Başarı öyküsü uydurma cambazlığı
Emperyalist Batı blokunun “umut”, “yeni bir başlangıç” gibi cilalarla propaganda ettiği Biden yönetiminin, Savunma Bakanlığına siyah kökenli eski bir generali, İç Güvenlik Bakanlığına yerli kökenli bir ismi ataması, Adalet Bakanlığına eşcinsel bir bireyi getirmesi, Başkan Yardımcılığına ilk kez Afro-Amerikalı ve Hindistan kökenli bir kadının seçilmesi, bu balon şişirmenin önemli bir boyutunu oluşturuyor. Oysa bu kişiler, siyaset sahnesinin yeni yıldızları olmadıkları gibi, ABD müesses nizamı ve askeri-sanayi kompleksiyle uzun yıllara dayanan teşrik-i mesaisi olan şahsiyetlerdir.

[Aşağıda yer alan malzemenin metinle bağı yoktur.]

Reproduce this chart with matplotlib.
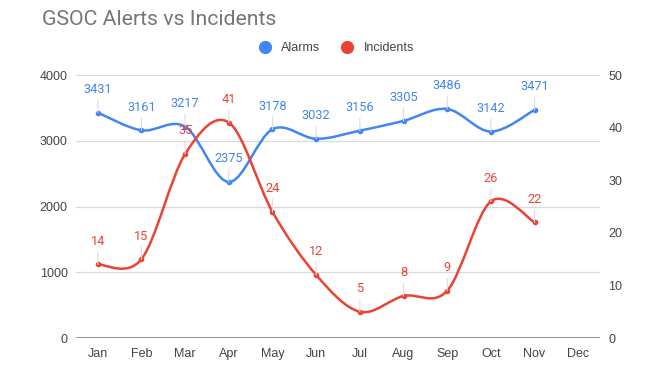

Bu tercihler, olağan gelişmenin sınırlarını aşarak çürümenin dibini boylamış bir sistemin yüzyıllar boyunca azınlıklar, ırklar ve cinsler arasındaki eşitsizliği çözememiş olmasından zımni bir itirafıdır aynı zamanda. Eşitsizliğe ve ayrımcılığa uğrayanlar arasından sıyrılarak egemen sınıflarla kader birliği etmiş olanlar dünyanın her yerinde vardır. Irkçılık ve ayrımcılıktan taviz vermeden bu tür kişiler üzerinden pirim yapmaya çalışmak ise bir sistem için övünç kaynağı olmaktan çok utanç verici bir taktiktir. Kapitalizmin, en basit sorunları, kapitalist özel mülkiyet sistemin temellerine herhangi bir şekilde dokunmayan sorunları bile çözmeye muktedir olmadığının bir göstergesidir. Dolayısıyla, devletin en temel kurumlarında, orduda, yargıda, polis teşkilatında veya kapitalist tekellerin yönetim ve danışma kurullarında yer alan ve “seçkin beyaz” olmayan insanlara başkanlık kabinesinde lütfedilip görevlerin bahşedilmesi, sistemin ayıpları için incir yaprağı kadar bile işlev taşımamaktadır. Esasen riyakarlıkta sınır tanımayan burjuvazi ve onun kalem erbabı şecaat arz ederken sirkatini söylüyor. Fakat ne kadar zorlasalar da dünya kapitalizminin sürüklendiği fiyaskodan bir başarı öyküsü çıkmayacaktır.